My young daughter is riding out the wet and rather depressing days partly by playing some entrancing video games. Despite my occasional hand-wringing and guilty murmurs about “corruption of creativity” and “encouraging violence,” our family has found some games that celebrate stories, imagination, and adventure. And those are the ones our daughter uses.
However, supper is about to be served, and as a rather serious foodie, meals with my husband are very important to me, as are their preparation (and the shopping and the thinking about and the moseying through cookbooks). This night it is spicy chickpeas cooked in a clay pot with Moroccan preserved lemons added at the last minute.

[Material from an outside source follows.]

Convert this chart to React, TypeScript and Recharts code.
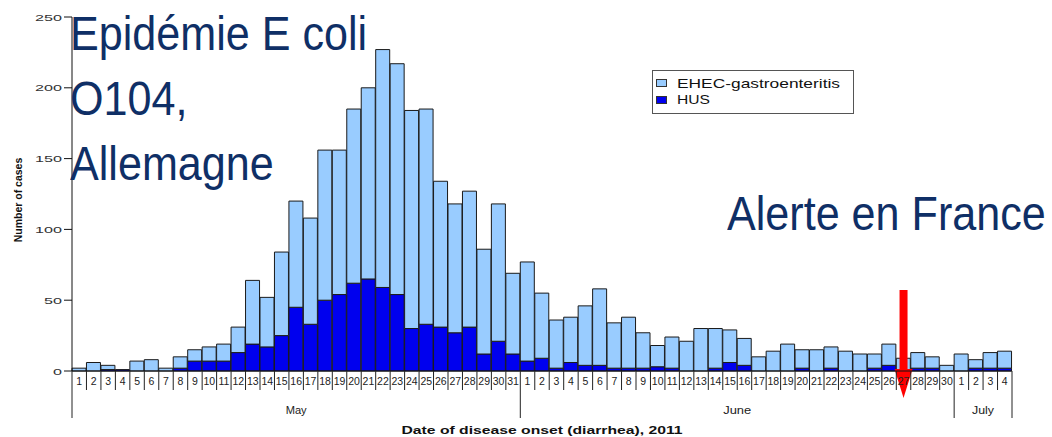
import { Bar, BarChart, Legend, ReferenceLine, XAxis, YAxis } from 'recharts'

const months = ['May', 'June', 'July']
const daysInMonth = [31, 30, 4]

// HUS cases per day of onset
const husMay = [0, 0, 1, 1, 0, 0, 0, 2, 7, 7, 7, 13, 19, 17, 25, 45, 33, 50, 54, 62, 65, 59, 54, 30, 33, 31, 27, 31, 12, 21, 12]
const husJune = [7, 9, 2, 6, 4, 4, 2, 2, 2, 3, 2, 0, 0, 2, 6, 4, 0, 0, 0, 2, 0, 2, 0, 0, 2, 4, 0, 2, 2, 0]
const husJuly = [0, 2, 2, 2]

// EHEC gastroenteritis cases (stacked on top of HUS)
const ehecMay = [2, 6, 3, 0, 7, 8, 2, 8, 8, 10, 12, 18, 45, 35, 59, 75, 75, 106, 102, 123, 135, 168, 163, 154, 152, 103, 91, 96, 74, 97, 57]
const ehecJune = [70, 46, 34, 32, 42, 54, 32, 36, 25, 15, 22, 21, 30, 28, 23, 19, 10, 14, 19, 13, 15, 15, 14, 12, 10, 15, 9, 11, 8, 4]
const ehecJuly = [12, 6, 11, 12]

const yTicks = [0, 50, 100, 150, 200, 250]
const monthLabelWidth = [21, 28, 22]
const alertDate = 'June 27'

const husByMonth = [husMay, husJune, husJuly]
const ehecByMonth = [ehecMay, ehecJune, ehecJuly]

const data = months.flatMap((month, mi) =>
  husByMonth[mi].map((hus, i) => ({
    date: `${month} ${i + 1}`,
    month,
    day: i + 1,
    hus,
    ehec: ehecByMonth[mi][i],
  })),
)
const byDate = new Map(data.map((d) => [d.date, d]))

const W = 1052
const H = 437
const MARGIN = { top: 17, right: 40, bottom: 16, left: 12 }
const Y_AXIS_W = 60
const X_AXIS_H = 50
const BAND = (W - MARGIN.left - MARGIN.right - Y_AXIS_W) / data.length

const LIGHT = '#99ccff'
const DARK = '#0000ee'
const NAVY = '#0f2f66'
const FONT = '"Liberation Sans", Arial, sans-serif'

function DayTick(props: any) {
  const { x, y, payload } = props
  const d = byDate.get(payload.value)
  if (!d) return null
  const mi = months.indexOf(d.month)
  const left = x - BAND / 2
  const first = d.day === 1
  const last = mi === months.length - 1 && d.day === daysInMonth[mi]
  return (
    <g>
      <line x1={left} y1={y} x2={left} y2={y + (first ? 47 : 19)} stroke="#222" />
      {last && <line x1={x + BAND / 2} y1={y} x2={x + BAND / 2} y2={y + 47} stroke="#222" />}
      <text x={x} y={y + 14} textAnchor="middle" fontSize={10.5} fill="#222" fontFamily={FONT}>
        {d.day}
      </text>
      {first && (
        <text
          x={left + (daysInMonth[mi] * BAND) / 2}
          y={y + 43}
          textAnchor="middle"
          fontSize={10}
          fill="#222"
          fontFamily={FONT}
          textLength={monthLabelWidth[mi]}
          lengthAdjust="spacingAndGlyphs"
        >
          {d.month}
        </text>
      )}
    </g>
  )
}

function CountTick(props: any) {
  const { x, y, payload } = props
  const label = String(payload.value)
  return (
    <text
      x={x}
      y={y + 3.5}
      textAnchor="end"
      fontSize={9.5}
      fill="#333"
      fontFamily={FONT}
      textLength={label.length * 9}
      lengthAdjust="spacingAndGlyphs"
    >
      {label}
    </text>
  )
}

function YTitle() {
  return (
    <text
      x={18}
      y={200}
      transform="rotate(-90 18 200)"
      textAnchor="middle"
      dominantBaseline="central"
      fontSize={10.5}
      fontWeight="bold"
      fill="#111"
      fontFamily={FONT}
    >
      Number of cases
    </text>
  )
}

function XTitle(props: any) {
  const vb = props.viewBox || {}
  return (
    <text
      x={vb.x + vb.width / 2}
      y={vb.y + vb.height + 13}
      textAnchor="middle"
      fontSize={11}
      fontWeight="bold"
      fill="#111"
      fontFamily={FONT}
      textLength={281}
      lengthAdjust="spacingAndGlyphs"
    >
      Date of disease onset (diarrhea), 2011
    </text>
  )
}

function Arrow(props: any) {
  const x = props.x1
  const bottom = Math.max(props.y1, props.y2)
  return (
    <g>
      <rect x={x - 4} y={bottom - 81} width={8} height={80} fill="#ff0000" />
      <polygon points={`${x - 9},${bottom - 2} ${x + 9},${bottom - 2} ${x},${bottom + 27}`} fill="#ff0000" />
    </g>
  )
}

function LegendBox() {
  return (
    <svg width={202} height={44} style={{ display: 'block' }}>
      <rect x={0.5} y={0.5} width={201} height={43} fill="#fff" stroke="#555" />
      <rect x={4.5} y={9.5} width={10} height={7} fill={LIGHT} stroke="#333" />
      <text x={25} y={18} fontSize={13.5} fill="#111" fontFamily={FONT} textLength={163} lengthAdjust="spacingAndGlyphs">
        EHEC-gastroenteritis
      </text>
      <rect x={4.5} y={26.5} width={10} height={7} fill={DARK} stroke="#333" />
      <text x={25} y={34} fontSize={13.5} fill="#111" fontFamily={FONT} textLength={33} lengthAdjust="spacingAndGlyphs">
        HUS
      </text>
    </svg>
  )
}

const bigText = {
  position: 'absolute' as const,
  fontFamily: '"Liberation Sans", Arial, sans-serif',
  fontSize: 49,
  lineHeight: '65px',
  color: NAVY,
  transform: 'scaleX(0.88)',
  transformOrigin: 'left top',
  whiteSpace: 'nowrap' as const,
  pointerEvents: 'none' as const,
}

export default function App() {
  return (
    <div style={{ position: 'absolute', left: 0, top: 0, width: W, height: H, background: '#fff', fontFamily: FONT }}>
      <BarChart width={W} height={H} data={data} margin={MARGIN} barCategoryGap={0} barGap={0}>
        <XAxis
          dataKey="date"
          interval={0}
          height={X_AXIS_H}
          tickLine={false}
          tickSize={0}
          tickMargin={0}
          tick={<DayTick />}
          stroke="#111"
          label={<XTitle />}
        />
        <YAxis
          width={Y_AXIS_W}
          domain={[0, 250]}
          ticks={yTicks}
          interval={0}
          tickSize={8}
          tickMargin={2}
          stroke="#111"
          tick={<CountTick />}
          label={<YTitle />}
        />
        <Legend
          layout="vertical"
          align="center"
          verticalAlign="middle"
          wrapperStyle={{ left: 652, top: 70, width: 202, height: 44 }}
          content={() => <LegendBox />}
        />
        <Bar dataKey="hus" name="HUS" stackId="cases" fill={DARK} stroke="#1a1a1a" strokeWidth={1} isAnimationActive={false} />
        <Bar dataKey="ehec" name="EHEC-gastroenteritis" stackId="cases" fill={LIGHT} stroke="#1a1a1a" strokeWidth={1} isAnimationActive={false} />
        <ReferenceLine x={alertDate} stroke="#ff0000" shape={<Arrow />} />
      </BarChart>
      <div style={{ ...bigText, left: 70, top: 1 }}>
        Epidémie E coli
        <br />
        O104,
        <br />
        Allemagne
      </div>
      <div style={{ ...bigText, left: 727, top: 181 }}>Alerte en France</div>
    </div>
  )
}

From the living room comes the plaintive wail, “But I haven’t reached a ‘Save Place’ yet, Mom!” For those of you who don’t play, or have kids playing, video games or the very inventive and creative RPGs (role-playing games), you don’t want to exit a game in which you have put great effort fighting monsters and battling through strange landscapes with pits and flaming swords before you save, or all of your former work is down the drain, and it’s back to the beginning again for you.
Of course, this made me think about religion and God because many things in my life wind up going down that particular road. How often in your life do you wish you could find a “Save Place” and keep everything as it is: the demons you have slain and the fiery pit you’ve passed beyond? I do. I fervently hope that once I come through a hard place in my life that I can just be past it; that it is done with and I am safe.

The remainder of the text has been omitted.